Следующим утром мне снова пришлось будить Гомер. Она казалась очень медлительной, поэтому вместо того, чтобы выгулять ее сразу после завтрака, я загрузил в «Мастера медицины» свой код доступа к Организации профилактики здоровья, описал симптомы («мне пришлось будить ее») и получил свой номер очереди.
Тем утром мне предстояло только одно изъятие, поэтому я взял Гомер с собой. Обычно я так не поступал – но она казалась такой грустной! Адрес – Сансет-Вью на южном побережье Грейт-Киллс, в тени пика. Я оставил Гомер в лектро и пошел звонить.
Открыла маленькая старенькая леди в очках. У нее завалялась пара бумажных книг Гришама и фильм «Песчаная галька». Я дал за фильм 150 и объяснил, что бумажные книги, опубликованные после 20.. года, не получают бонуса. Старушка расстроилась. Три сотни – слишком много для стариков, которым бесплатно достается все, кроме машин.
– Почему не книги? Гришама стерли, я знаю. Сиделка проверяла для меня сайт БИИ.
– Его действительно удалили, – согласился я, проверяя комп и перестраиваясь на свой самый успокаивающий метод информирования.
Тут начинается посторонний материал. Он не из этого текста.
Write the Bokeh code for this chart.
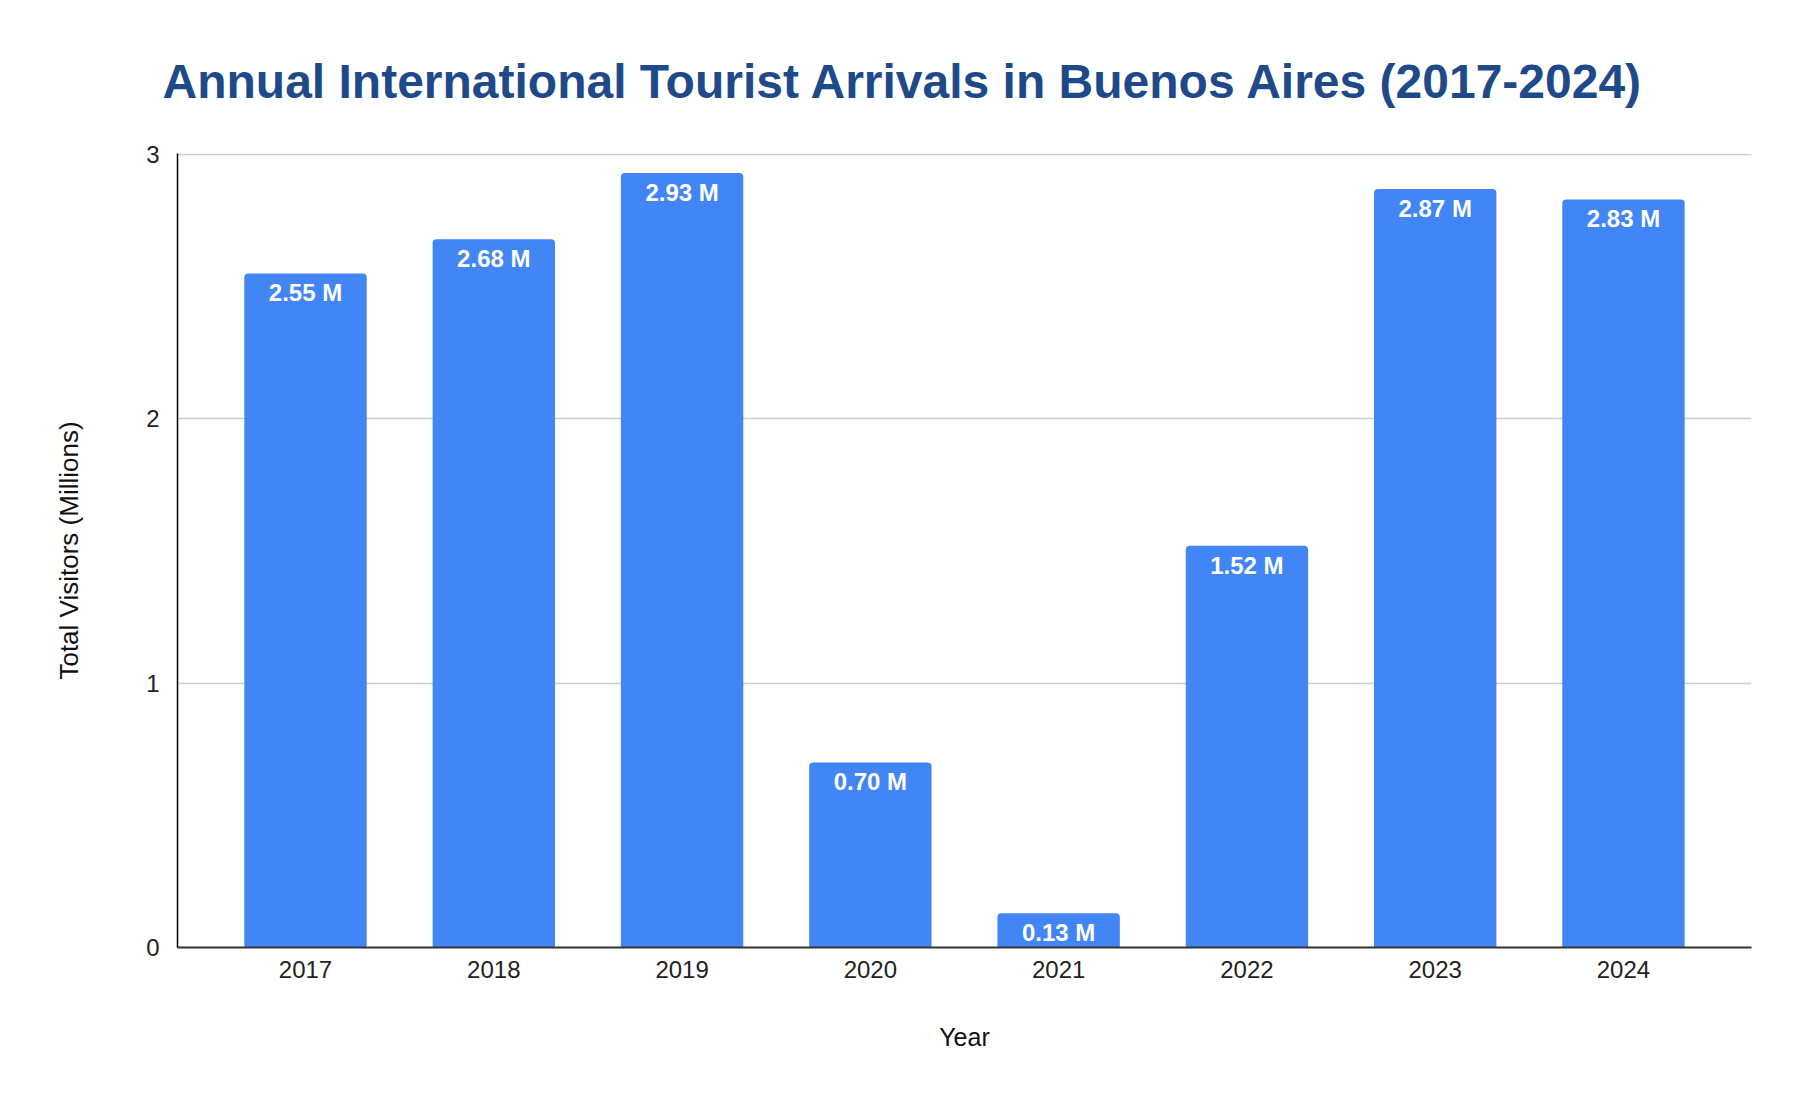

Информирование населения не столько услуга, сколько способ охлаждения страстей. Что-то вроде обходной дороги вокруг гнева, который вы иногда можете вызвать как официальное лицо, особенно когда в дело вовлечены деньги.
– Книги Гришама удалили из банка данных Библиотеки Конгресса. А значит, их больше не могут загрузить индивидуумы или группы читателей. Оставшиеся бумажные книги изъяли из всех районных библиотек. Но бумажные книги, вышедшие в последнее время, напечатаны на насыщенной кислотой бумаге. Они разложатся сами собой. – Я взял одну и потряс. – Специальное приспособление. Видите, как с них сыплется, со страниц?
Старушка нахмурилась и отвернулась. Библиофил она, что ли, или просто беспокоится за свой ковер? Порошок казался желтым на ее вытертом, необъяснимого цвета напольном покрытии. Потом я посмотрел на ее ладони, руки и понял. Она считала, что разложение не имеет отношения к молодости. Книгам примерно лет двадцать. Ей наверняка в четыре раза больше.